GOAL: Output the first line of the listing and each line after it, up to and including the line that contains "1.13, 1.38, 4.66]", exactly as written, minus the pictures.

■ ■ ■ ■ ■ ■ ■

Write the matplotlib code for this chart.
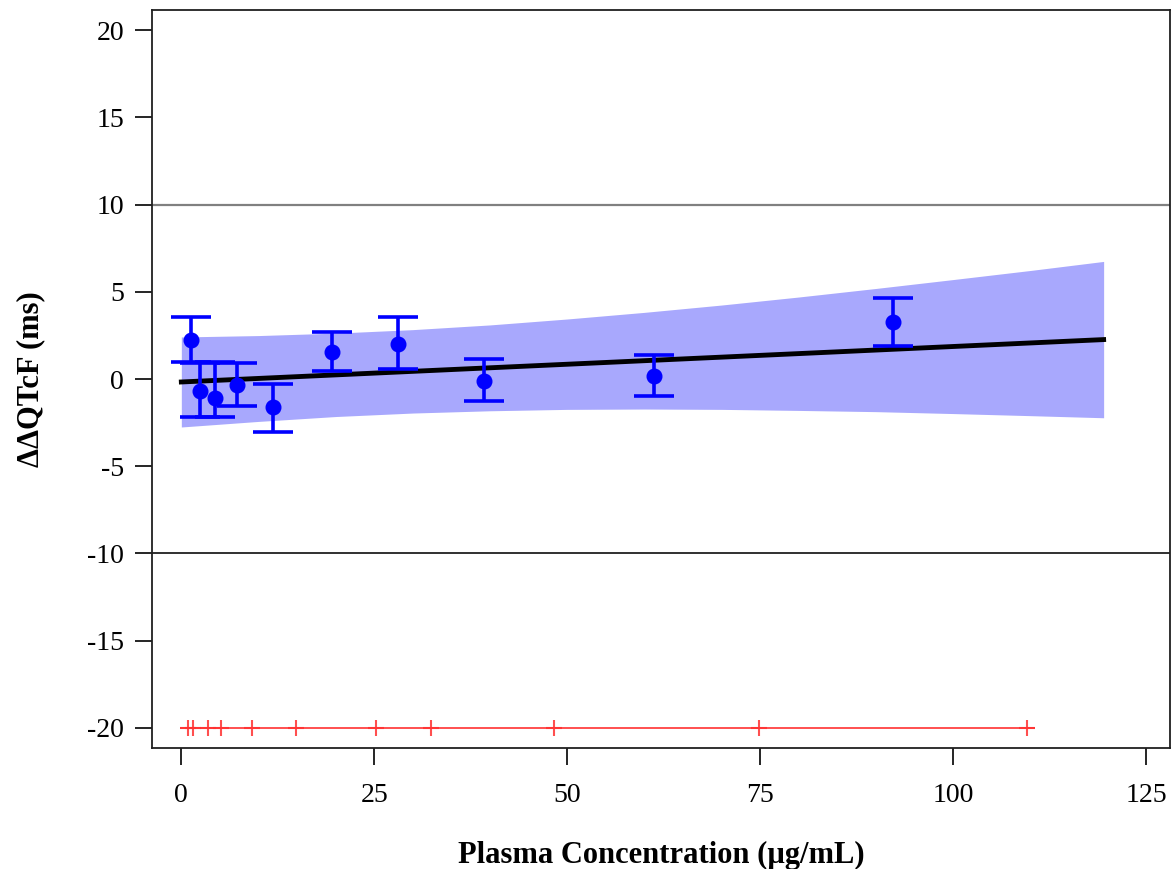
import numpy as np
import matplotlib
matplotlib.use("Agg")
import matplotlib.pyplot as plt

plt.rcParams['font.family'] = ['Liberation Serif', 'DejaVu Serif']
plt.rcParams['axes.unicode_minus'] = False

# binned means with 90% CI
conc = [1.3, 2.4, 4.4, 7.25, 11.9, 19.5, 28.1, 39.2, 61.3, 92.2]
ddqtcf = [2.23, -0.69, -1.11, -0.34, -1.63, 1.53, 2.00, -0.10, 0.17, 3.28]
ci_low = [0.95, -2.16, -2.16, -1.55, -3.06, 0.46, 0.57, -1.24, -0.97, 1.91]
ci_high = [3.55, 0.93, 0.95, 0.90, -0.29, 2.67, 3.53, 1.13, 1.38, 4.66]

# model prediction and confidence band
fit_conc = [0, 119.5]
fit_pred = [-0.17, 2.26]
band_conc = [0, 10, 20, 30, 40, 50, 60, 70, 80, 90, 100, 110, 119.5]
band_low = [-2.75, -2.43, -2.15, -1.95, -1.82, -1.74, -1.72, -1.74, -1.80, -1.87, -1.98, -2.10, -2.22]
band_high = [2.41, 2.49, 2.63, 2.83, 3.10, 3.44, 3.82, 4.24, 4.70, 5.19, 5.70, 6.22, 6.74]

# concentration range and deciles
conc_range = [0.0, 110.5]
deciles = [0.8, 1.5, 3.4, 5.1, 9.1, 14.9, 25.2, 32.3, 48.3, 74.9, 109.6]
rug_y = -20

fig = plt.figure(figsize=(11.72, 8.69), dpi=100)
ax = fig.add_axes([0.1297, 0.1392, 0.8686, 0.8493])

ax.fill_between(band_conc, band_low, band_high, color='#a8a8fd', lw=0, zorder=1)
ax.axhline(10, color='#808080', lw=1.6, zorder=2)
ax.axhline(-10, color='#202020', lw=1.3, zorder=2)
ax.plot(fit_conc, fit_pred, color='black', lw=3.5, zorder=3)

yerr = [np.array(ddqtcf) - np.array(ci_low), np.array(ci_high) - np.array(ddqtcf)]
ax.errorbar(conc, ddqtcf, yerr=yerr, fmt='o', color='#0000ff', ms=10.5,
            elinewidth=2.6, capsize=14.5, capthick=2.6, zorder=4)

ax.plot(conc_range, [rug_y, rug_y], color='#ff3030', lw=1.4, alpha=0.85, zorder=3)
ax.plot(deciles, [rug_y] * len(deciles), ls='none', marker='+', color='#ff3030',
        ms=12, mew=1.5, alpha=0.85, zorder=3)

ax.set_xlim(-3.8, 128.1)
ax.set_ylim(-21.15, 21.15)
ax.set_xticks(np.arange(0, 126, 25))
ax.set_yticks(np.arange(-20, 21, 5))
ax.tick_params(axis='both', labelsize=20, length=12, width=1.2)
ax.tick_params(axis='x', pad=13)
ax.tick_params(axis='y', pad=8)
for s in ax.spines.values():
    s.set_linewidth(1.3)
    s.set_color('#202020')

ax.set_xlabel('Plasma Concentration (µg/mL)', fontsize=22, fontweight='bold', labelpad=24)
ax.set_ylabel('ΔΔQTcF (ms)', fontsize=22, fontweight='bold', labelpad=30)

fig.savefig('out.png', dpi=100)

■ ■ ■ ■ ■ ■ ■

ANSWER TO THIS EXERCISE:
Write the matplotlib code for this chart.
import numpy as np
import matplotlib
matplotlib.use("Agg")
import matplotlib.pyplot as plt

plt.rcParams['font.family'] = ['Liberation Serif', 'DejaVu Serif']
plt.rcParams['axes.unicode_minus'] = False

# binned means with 90% CI
conc = [1.3, 2.4, 4.4, 7.25, 11.9, 19.5, 28.1, 39.2, 61.3, 92.2]
ddqtcf = [2.23, -0.69, -1.11, -0.34, -1.63, 1.53, 2.00, -0.10, 0.17, 3.28]
ci_low = [0.95, -2.16, -2.16, -1.55, -3.06, 0.46, 0.57, -1.24, -0.97, 1.91]
ci_high = [3.55, 0.93, 0.95, 0.90, -0.29, 2.67, 3.53, 1.13, 1.38, 4.66]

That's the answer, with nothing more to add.